- Problem description -
Can you transcribe every line exactly and leave the pictures behind?

-- START OF Provided material --

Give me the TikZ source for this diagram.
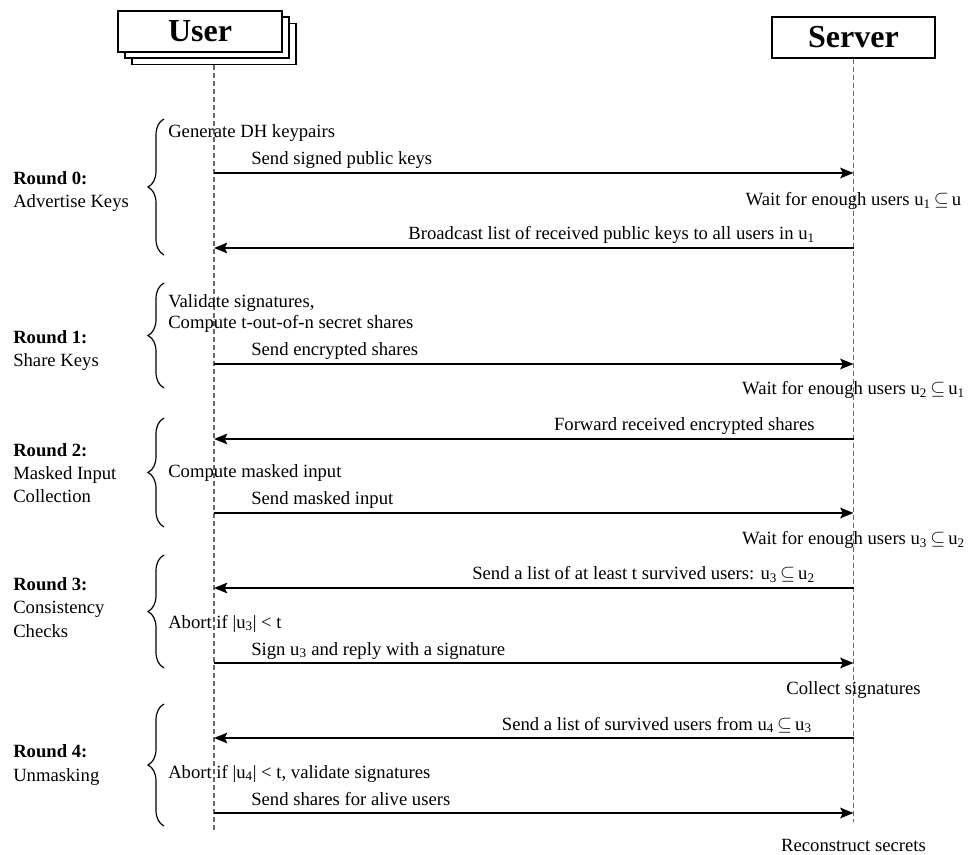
\documentclass[tikz,border=0pt]{standalone}
\usepackage{fontspec}
\setmainfont{Liberation Serif}
\usetikzlibrary{arrows.meta,decorations.pathreplacing}

\newcommand{\sub}[1]{u\textsubscript{#1}}
\newcommand{\sseq}{\,$\subseteq$\,}

\begin{document}
\begin{tikzpicture}[x=0.75pt,y=-0.75pt,
  party/.style={draw=black, line width=1.2pt, fill=white, minimum width=123pt,
    minimum height=31pt, inner sep=0pt, font=\fontsize{24}{28}\selectfont\bfseries},
  lifeline/.style={draw=black!60, line width=1.2pt, dash pattern=on 3.5pt off 2.5pt},
  msg/.style={draw=black, line width=1.2pt, -{Stealth[length=10pt,width=8pt,inset=2pt]}},
  msglbl/.style={inner sep=0pt, font=\fontsize{14}{16}\selectfont},
  note/.style={msglbl, align=left, anchor=base west},
  srvnote/.style={msglbl, anchor=base},
  roundlbl/.style={inner sep=0pt, font=\fontsize{14}{17.3}\selectfont, align=left, anchor=base west},
  curly/.style={draw=black, decorate, decoration={brace, amplitude=12pt}, line width=0.9pt}
]
\useasboundingbox (0,0) rectangle (968,855);

% participants: a stack of user boxes and a single server box
\node[party] (user3) at (214,44) {};
\node[party] (user2) at (207,37.5) {};
\node[party] (user1) at (200,31.5) {User};
\node[party, minimum width=122pt] (server) at (853.5,37.5) {Server};

% lifelines
\coordinate (uend) at (214,830);
\coordinate (send) at (853.5,822);
\draw[lifeline] (user3.south) -- (uend);
\draw[lifeline] (server.south) -- (send);

% message end points on the two lifelines
\foreach \n/\y in {1/173,2/248,3/364,4/439,5/513,6/588,7/663,8/738,9/813}{
  \coordinate (u\n) at (214,\y);
  \coordinate (s\n) at (853.5,\y);
}

% messages
\draw[msg] (u1) -- (s1);
\draw[msg] (s2) -- (u2);
\draw[msg] (u3) -- (s3);
\draw[msg] (s4) -- (u4);
\draw[msg] (u5) -- (s5);
\draw[msg] (s6) -- (u6);
\draw[msg] (u7) -- (s7);
\draw[msg] (s8) -- (u8);
\draw[msg] (u9) -- (s9);

% message labels
\node[msglbl, anchor=base west] (l1) at (251,165) {Send signed public keys};
\node[msglbl, anchor=base east] (l2) at (815,240) {Broadcast list of received public keys to all users in \sub{1}};
\node[msglbl, anchor=base west] (l3) at (251,356) {Send encrypted shares};
\node[msglbl, anchor=base east] (l4) at (815,431) {Forward received encrypted shares};
\node[msglbl, anchor=base west] (l5) at (251,505) {Send masked input};
\node[msglbl, anchor=base east] (l6) at (815,580) {Send a list of at least t survived users: \sub{3}\sseq\sub{2}};
\node[msglbl, anchor=base west] (l7) at (251,655) {Sign \sub{3} and reply with a signature};
\node[msglbl, anchor=base east] (l8) at (812,730) {Send a list of survived users from \sub{4}\sseq\sub{3}};
\node[msglbl, anchor=base west] (l9) at (251,805) {Send shares for alive users};

% local steps on the user side (base anchor = baseline of the last line)
\node[note] (n0) at (168,138) {Generate DH keypairs};
\node[note, font=\fontsize{14}{15.8}\selectfont] (n1) at (168,329) {Validate signatures,\\Compute t-out-of-n secret shares};
\node[note] (n2) at (168,478) {Compute masked input};
\node[note] (n3) at (168,628) {Abort if |\sub{3}| < t};
\node[note] (n4) at (168,778) {Abort if |\sub{4}| < t, validate signatures};

% steps on the server side
\node[srvnote] (w1) at (853.5,206) {Wait for enough users \sub{1}\sseq u};
\node[srvnote] (w2) at (853.5,395) {Wait for enough users \sub{2}\sseq\sub{1}};
\node[srvnote] (w3) at (853.5,545) {Wait for enough users \sub{3}\sseq\sub{2}};
\node[srvnote] (w4) at (853.5,694) {Collect signatures};
\node[srvnote] (w5) at (853.5,851) {Reconstruct secrets};

% rounds
\draw[curly] (164,255) -- (164,119);
\draw[curly] (164,388) -- (164,283);
\draw[curly] (164,527) -- (164,418);
\draw[curly] (164,668) -- (164,555);
\draw[curly] (164,826) -- (164,704);

\node[roundlbl] (r0) at (13,208) {\textbf{Round 0:}\\Advertise Keys};
\node[roundlbl] (r1) at (13,367) {\textbf{Round 1:}\\Share Keys};
\node[roundlbl] (r2) at (13,503) {\textbf{Round 2:}\\Masked Input\\Collection};
\node[roundlbl] (r3) at (13,637) {\textbf{Round 3:}\\Consistency\\Checks};
\node[roundlbl] (r4) at (13,781) {\textbf{Round 4:}\\Unmasking};
\end{tikzpicture}
\end{document}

-- END OF Provided material --

- Problem solution -
Give me the TikZ source for this diagram.
\documentclass[tikz,border=0pt]{standalone}
\usepackage{fontspec}
\setmainfont{Liberation Serif}
\usetikzlibrary{arrows.meta,decorations.pathreplacing}

\newcommand{\sub}[1]{u\textsubscript{#1}}
\newcommand{\sseq}{\,$\subseteq$\,}

\begin{document}
\begin{tikzpicture}[x=0.75pt,y=-0.75pt,
  party/.style={draw=black, line width=1.2pt, fill=white, minimum width=123pt,
    minimum height=31pt, inner sep=0pt, font=\fontsize{24}{28}\selectfont\bfseries},
  lifeline/.style={draw=black!60, line width=1.2pt, dash pattern=on 3.5pt off 2.5pt},
  msg/.style={draw=black, line width=1.2pt, -{Stealth[length=10pt,width=8pt,inset=2pt]}},
  msglbl/.style={inner sep=0pt, font=\fontsize{14}{16}\selectfont},
  note/.style={msglbl, align=left, anchor=base west},
  srvnote/.style={msglbl, anchor=base},
  roundlbl/.style={inner sep=0pt, font=\fontsize{14}{17.3}\selectfont, align=left, anchor=base west},
  curly/.style={draw=black, decorate, decoration={brace, amplitude=12pt}, line width=0.9pt}
]
\useasboundingbox (0,0) rectangle (968,855);

% participants: a stack of user boxes and a single server box
\node[party] (user3) at (214,44) {};
\node[party] (user2) at (207,37.5) {};
\node[party] (user1) at (200,31.5) {User};
\node[party, minimum width=122pt] (server) at (853.5,37.5) {Server};

% lifelines
\coordinate (uend) at (214,830);
\coordinate (send) at (853.5,822);
\draw[lifeline] (user3.south) -- (uend);
\draw[lifeline] (server.south) -- (send);

% message end points on the two lifelines
\foreach \n/\y in {1/173,2/248,3/364,4/439,5/513,6/588,7/663,8/738,9/813}{
  \coordinate (u\n) at (214,\y);
  \coordinate (s\n) at (853.5,\y);
}

% messages
\draw[msg] (u1) -- (s1);
\draw[msg] (s2) -- (u2);
\draw[msg] (u3) -- (s3);
\draw[msg] (s4) -- (u4);
\draw[msg] (u5) -- (s5);
\draw[msg] (s6) -- (u6);
\draw[msg] (u7) -- (s7);
\draw[msg] (s8) -- (u8);
\draw[msg] (u9) -- (s9);

% message labels
\node[msglbl, anchor=base west] (l1) at (251,165) {Send signed public keys};
\node[msglbl, anchor=base east] (l2) at (815,240) {Broadcast list of received public keys to all users in \sub{1}};
\node[msglbl, anchor=base west] (l3) at (251,356) {Send encrypted shares};
\node[msglbl, anchor=base east] (l4) at (815,431) {Forward received encrypted shares};
\node[msglbl, anchor=base west] (l5) at (251,505) {Send masked input};
\node[msglbl, anchor=base east] (l6) at (815,580) {Send a list of at least t survived users: \sub{3}\sseq\sub{2}};
\node[msglbl, anchor=base west] (l7) at (251,655) {Sign \sub{3} and reply with a signature};
\node[msglbl, anchor=base east] (l8) at (812,730) {Send a list of survived users from \sub{4}\sseq\sub{3}};
\node[msglbl, anchor=base west] (l9) at (251,805) {Send shares for alive users};

% local steps on the user side (base anchor = baseline of the last line)
\node[note] (n0) at (168,138) {Generate DH keypairs};
\node[note, font=\fontsize{14}{15.8}\selectfont] (n1) at (168,329) {Validate signatures,\\Compute t-out-of-n secret shares};
\node[note] (n2) at (168,478) {Compute masked input};
\node[note] (n3) at (168,628) {Abort if |\sub{3}| < t};
\node[note] (n4) at (168,778) {Abort if |\sub{4}| < t, validate signatures};

% steps on the server side
\node[srvnote] (w1) at (853.5,206) {Wait for enough users \sub{1}\sseq u};
\node[srvnote] (w2) at (853.5,395) {Wait for enough users \sub{2}\sseq\sub{1}};
\node[srvnote] (w3) at (853.5,545) {Wait for enough users \sub{3}\sseq\sub{2}};
\node[srvnote] (w4) at (853.5,694) {Collect signatures};
\node[srvnote] (w5) at (853.5,851) {Reconstruct secrets};

% rounds
\draw[curly] (164,255) -- (164,119);
\draw[curly] (164,388) -- (164,283);
\draw[curly] (164,527) -- (164,418);
\draw[curly] (164,668) -- (164,555);
\draw[curly] (164,826) -- (164,704);

\node[roundlbl] (r0) at (13,208) {\textbf{Round 0:}\\Advertise Keys};
\node[roundlbl] (r1) at (13,367) {\textbf{Round 1:}\\Share Keys};
\node[roundlbl] (r2) at (13,503) {\textbf{Round 2:}\\Masked Input\\Collection};
\node[roundlbl] (r3) at (13,637) {\textbf{Round 3:}\\Consistency\\Checks};
\node[roundlbl] (r4) at (13,781) {\textbf{Round 4:}\\Unmasking};
\end{tikzpicture}
\end{document}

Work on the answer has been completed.